Caught in the throes of a pandemic lethal to those they serve, nursing homes have been largely abandoned by policymakers. The $4.9 billion in federal relief provided in May was very welcome. However, it should be put into perspective. It was  less, for over 15,000 nursing homes nationwide, than the over-$5 billion a New York Times investigation found the nation’s 20 most profitable hospital chains alone had received — just one of which was sitting on $12 billion in cash. 

It bears repeating that nursing homes were losing money prior to the pandemic, according to the annual report to Congress released March 13 by the Medicare Payment Advisory Commission — the sector’s first negative total margin since 2000. No resumption of procedures generating private insurance payments awaits nursing homes.

While nursing homes care for a sadly-dwindling number of residents who served during World War II, a majority of residents at least sacrificed to win that war — through the domestic rationing that began in 1942.  And what are we prepared to sacrifice to save them?  Nothing, evidently, given a widespread reluctance to even wear masks, from the president on down.  As things “reopen,” the virus will continue to spread, and asymptomatically makes its way into nursing homes through staff that must go out into increasingly-carefree public spaces.

Indeed, we’re told by the vice president that now is a time for “celebration” — conjuring up images of Wurlitzer-equipped flatbed trucks traveling down our streets playing “Happy Days Are Here Again.”

So intense is the rush to resume normalcy that nursing homes are being compelled to open up to visitation, even as the federal government ships them useless supplies undeserving of being labeled “personal protective equipment” — reporting has noted these shipments have consisted of permeable cloth masks, permeable cloth gowns, expired masks and masks with broken bands, and even — wait for it — synthetic gowns where they forget to include holes for arms and heads!

To be sure, the psychosocial implications of no visitation for residents are frightful, as have been the federal prohibitions upon communal dining and facility group activities. But they were necessary for life safety. Has something changed about the life safety risks to residents from COVID-19?  Consider the April 2 “consistent assignment” directive from the Centers for Medicare & Medicaid Services and its guidance that “staff as much as possible should not work across units or floors.”  If you’re bringing a resident across a facility, and/or from one floor to another, for a visit, you are magnifying risk every step of the way.

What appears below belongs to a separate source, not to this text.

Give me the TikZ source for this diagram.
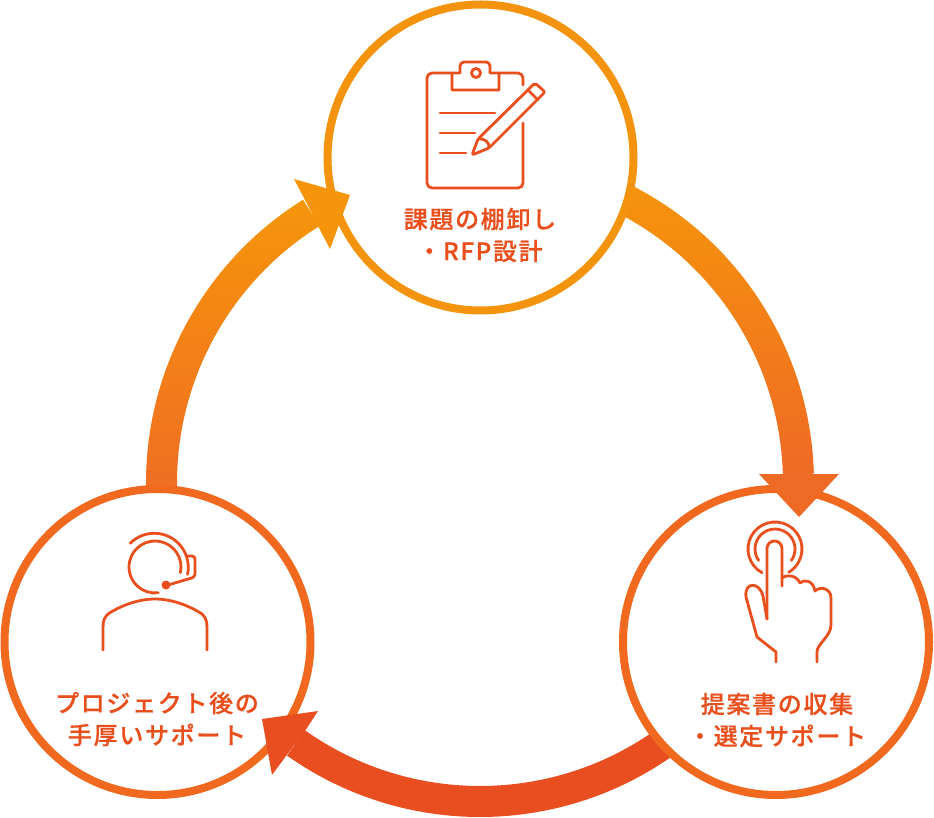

I recently flew cross-country on a plane where, despite two intercom announcements, two men sitting near me wore no face coverings the entire flight. And why should they have?  After all, even the flight attendant demonstrating seat belt use right over my aisle seat did not have a mask on.

Now, amidst a staffing crisis, nursing assistants will be expected to police visitation?  Will they be expected to tackle someone who tries to hug Grandma? Will they be expected to turn away a family member who refuses — in a phenomena I see all too commonly in public — to cover his or her nose with a mask?  What of the residents with dementia who hate wearing masks, do not fully (or even partially) understand the risk, and violate social distancing standards?  In outbreaks, those residents have frequently been facility “super-spreaders,” as they do not like to stay put.  Will they be allowed to receive visitors too, or will their loved ones be disappointed (and complain to an ombudsman)? Very eager litigators await the answers to all these questions and more.

Throughout this whole pandemic, it has felt like nursing homes are being set up for a fall.  Society and government — with the exception of some blame-assigning congressional hearings — are ready to move on from a pandemic that they too readily dismiss as something that really just affects nursing homes. Nursing homes will, in turn, be asked to do more and more, with less, as they do daily battle with the virus until the day a vaccine is widely available.

Brendan Williams is the president/CEO of the New Hampshire Health Care Association.